Anyway, with the changes to Time Machine it looks like my best bet is probably to move to a 'server' (*cough* *cough*) running Big Sur, which means just Big Sur with the correct sharing setup, to an APFS drive since all the staff machines backing up to it will be moving to Big Sur soon. It might eventually make sense to migrate our File Sharing resources to APFS drives as well, as I'm guessing that at some point in the relatively near future Apple's going to break support for connecting to anything hosted on non-APFS volumes (although, I sure hope they don't!)

Just curious if anyone knows if those boot-args do anything at all for recent MacOS versions? I've Google repeatedly but find zero information much more specific than "El Capitan and Later," which I don't trust to be accurate.
 
I expect support for external (non-boot) HFS+ to stay around for the foreseeable future. As I understand it, nearly all the benefits of APFS are only applicable to boot volumes. Besides that, APFS is the least cross-platform file system, and is harder to recover data from, especially to any other platform.

When (if?) Apple folds in most of the portability and flexibility of HFS+ to APFS, then I would worry the clock is ticking.

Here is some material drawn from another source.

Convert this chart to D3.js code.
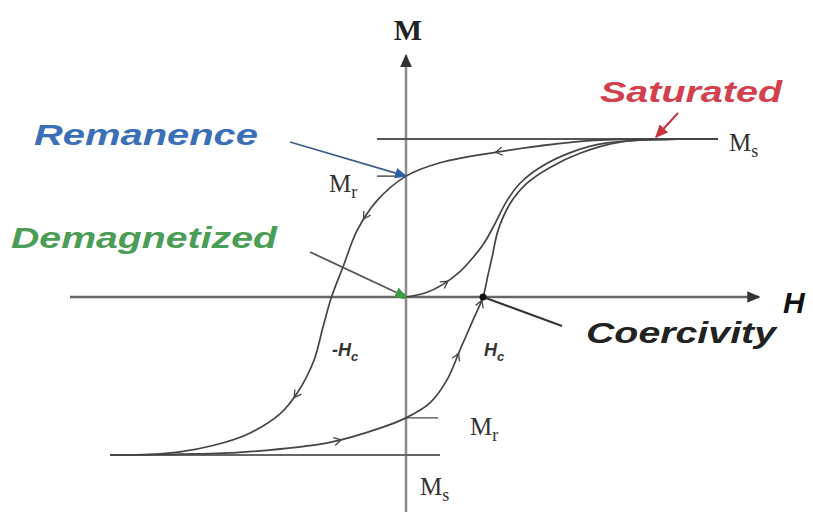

As for Server Performance mode...

As it is part of EFI, and new Apple hardware does not use EFI, the clock is ticking on this. Since most services have been stripped out of Server for a few iterations now, I would be skeptical if it actually does anything on later OSes. That all depends on what services it is prioritizing. I doubt AFP and SMB were ever helped, but I can't say. Maybe still useful for Profile Manager?